In reflecting on my career as an author, autobiographical writing has always been the substance of my literature. However, there is an ambivalent attitude and misunderstanding amongst those who perceive autobiographical-based fiction as not being grounded within the genre of literary fiction. Yet, one wonders how the evolution of fiction would have been possible without the raw material auto/biographical experience?
Every work of literature is tied up within the creative practice and true-life experiences of the writer. Writers live in the imagined world of the characters they create—from conception to completion. The practical process of writing a book and having it published is part of its author’s life. Hence writers become the autobiographical representation of their fictional creations, making the written story a representation of the author’s life, thoughts and experiences. What writers think about becomes part of their book.
That is why I appreciate the fact that, who we are, what we are and where we come from; influences the literature we create. Hemingway could not have written like Fitzgerald or Hardy writing like Dickens, neither can we compare Dostoyevsky’s writing style and process to that of Tolstoy. Imagine Elliot writing poetry like Pound, or in this instance expecting Ellison to write like Wright or Morrison writing like Walker or Ngugi, Soyinka and Okri writing like Achebe. I cannot imagine Singer and Bellow writing in a similar style, even though these writers share similar backgrounds or are products of the same literary traditions and heritage. Every writer is different, even if they share creative and literary connections as writers of the same generation, nationality or even if they were married, like Plath and Hughes. The differences in writing styles and thematic preoccupations are the result of biographical differences. Every writer lives and writes by the mandate of their backgrounds and upbringing. No two writers are similar, the way, no two lives are the same.
As an autobiographical writer, I excavate my material from my experiences and understand that the best way to make sense of my life is to engage with my life history, through the solitary process of reading and writing, whether it is framed within the genre of fiction, memoir or autobiography. In this case, fiction becomes the means by which a novelist or storyteller creates the form, shape, texture, arc and structure to deliver a story.

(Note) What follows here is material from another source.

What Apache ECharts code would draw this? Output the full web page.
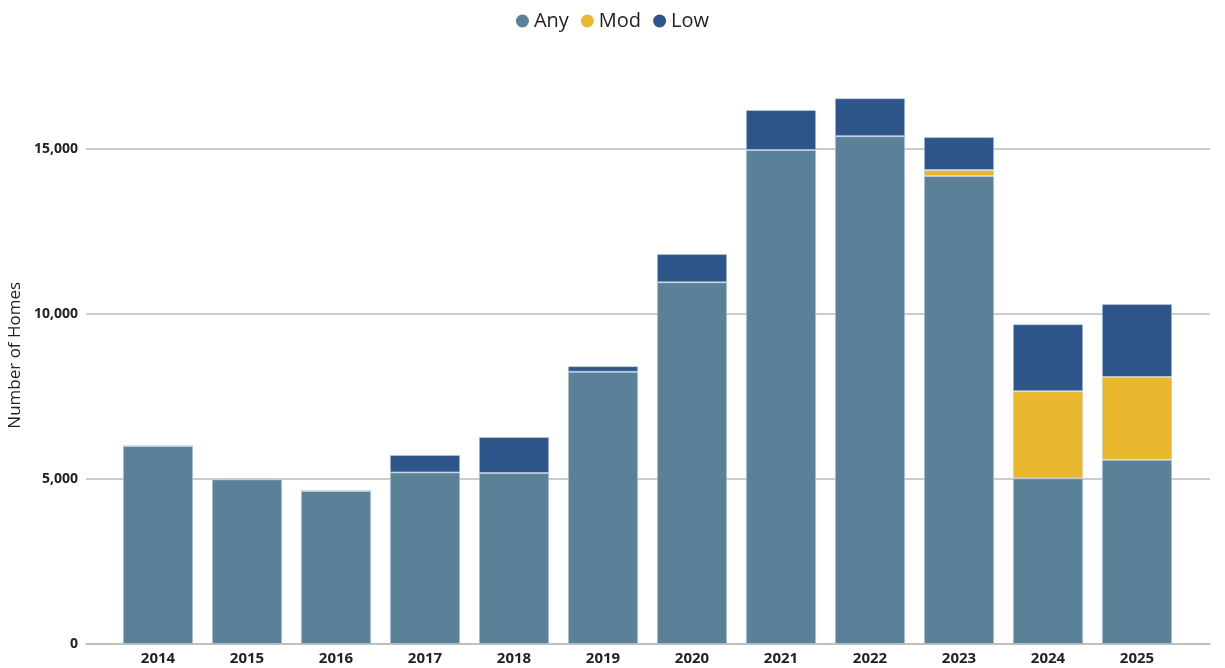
<!DOCTYPE html>
<html>
<head>
<meta charset="utf-8">
<script src="https://cdn.jsdelivr.net/npm/echarts@6/dist/echarts.min.js"></script>
<style>
html,body{margin:0;padding:0;background:#fff;}
#chart{width:1225px;height:668px;}
</style>
</head>
<body>
<div id="chart"></div>
<script>
const categories = ['2014','2015','2016','2017','2018','2019','2020','2021','2022','2023','2024','2025'];
const anyValues = [6000, 4990, 4640, 5200, 5180, 8250, 10960, 14970, 15390, 14180, 5020, 5580];
const modValues = [0, 0, 0, 0, 0, 0, 0, 0, 0, 180, 2640, 2510];
const lowValues = [0, 0, 0, 530, 1090, 170, 860, 1210, 1150, 1000, 2030, 2210];
const yTicks = [0, 5000, 10000, 15000];

const FONT = '"Open Sans", "Noto Sans", sans-serif';
const chart = echarts.init(document.getElementById('chart'));
const barBorder = { borderColor: 'rgba(195,210,228,0.55)', borderWidth: 1 };

chart.setOption({
  animation: false,
  backgroundColor: '#fff',
  legend: {
    top: 6,
    left: 'center',
    icon: 'circle',
    itemWidth: 13,
    itemHeight: 13,
    itemGap: 12,
    itemStyle: { borderWidth: 0 },
    textStyle: { fontFamily: FONT, fontSize: 20, color: '#222' },
    data: ['Any', 'Mod', 'Low']
  },
  grid: [
    { left: 113.5, right: 43.5, top: 66.5, bottom: 24, containLabel: false, outerBoundsMode: 'none' },
    { left: 86, right: 15, top: 149, bottom: 24, containLabel: false, outerBoundsMode: 'none' }
  ],
  xAxis: [
    {
      type: 'category', gridIndex: 0, data: categories,
      axisLine: { show: false }, axisTick: { show: false },
      axisLabel: { fontFamily: FONT, fontSize: 15, fontWeight: 'bold', color: '#222', margin: 7 }
    },
    {
      type: 'value', gridIndex: 1, min: 0, max: 1,
      axisLine: { show: true, onZero: false, lineStyle: { color: '#bbbbbb', width: 1.5 } },
      axisTick: { show: false }, axisLabel: { show: false }, splitLine: { show: false }
    }
  ],
  yAxis: [
    {
      type: 'value', gridIndex: 0, min: 0, max: 17500, interval: 2500,
      axisLabel: { show: false }, splitLine: { show: false },
      axisLine: { show: false }, axisTick: { show: false },
      name: 'Number of Homes', nameLocation: 'middle', nameGap: 90,
      nameTextStyle: { fontFamily: FONT, fontSize: 17, color: '#222' }
    },
    {
      type: 'value', gridIndex: 1, min: yTicks[0], max: yTicks[yTicks.length - 1], interval: 5000,
      axisLine: { show: false }, axisTick: { show: false },
      axisLabel: {
        fontFamily: FONT, fontSize: 14, fontWeight: 'bold', color: '#222', margin: 8,
        formatter: v => v.toLocaleString('en-US')
      },
      splitLine: { show: true, lineStyle: { color: '#bbbbbb', width: 1.5 } }
    }
  ],
  series: [
    { name: 'Any', type: 'bar', stack: 'total', xAxisIndex: 0, yAxisIndex: 0, data: anyValues,
      barCategoryGap: '21%', itemStyle: Object.assign({ color: '#5b8199' }, barBorder) },
    { name: 'Mod', type: 'bar', stack: 'total', xAxisIndex: 0, yAxisIndex: 0, data: modValues,
      itemStyle: Object.assign({ color: '#e9b82f' }, barBorder) },
    { name: 'Low', type: 'bar', stack: 'total', xAxisIndex: 0, yAxisIndex: 0, data: lowValues,
      itemStyle: Object.assign({ color: '#2e558a' }, barBorder) }
  ]
});
</script>
</body>
</html>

Fiction is the mask, a device for disguising the evidence and a garment to cloth the naked truth, to make the reader a detective to investigate the writer’s life.
Everything else is cosmetic, a face lift, a costume and an ornament to provide a work of literature the means for literary classification. Every day, as I sit facing the blank page or screen, I ask myself: What is fiction? Is it not an imaginative imitation of life and a means to provide the author a sense of detachment, to discuss lived experiences in a dispassionate way? That is why I believe my writing serves as a medium by which to make sense of what I know, and what I do not know.
If Marlon James was not Jamaican, whose mother was a police detective and had a father who was a lawyer at the time of the attempted assassination of Bob Marley, he could not have written The History of Seven Killings. Autobiography in essence is a metaphor for fiction. Let us not forget that our experiences as humans are not only determined by our engagement with the external world of visible or sensory reality and our interactions with other humans. Our experience of life is also linked to our cognitive, emotional and imaginative experiences. Besides having the gift, learned discipline or training as writers, we all live by the mandate of our imaginative and real life experiences, which in turn determines the kind to literature we create. I write the way I write, because of who I am and what I am.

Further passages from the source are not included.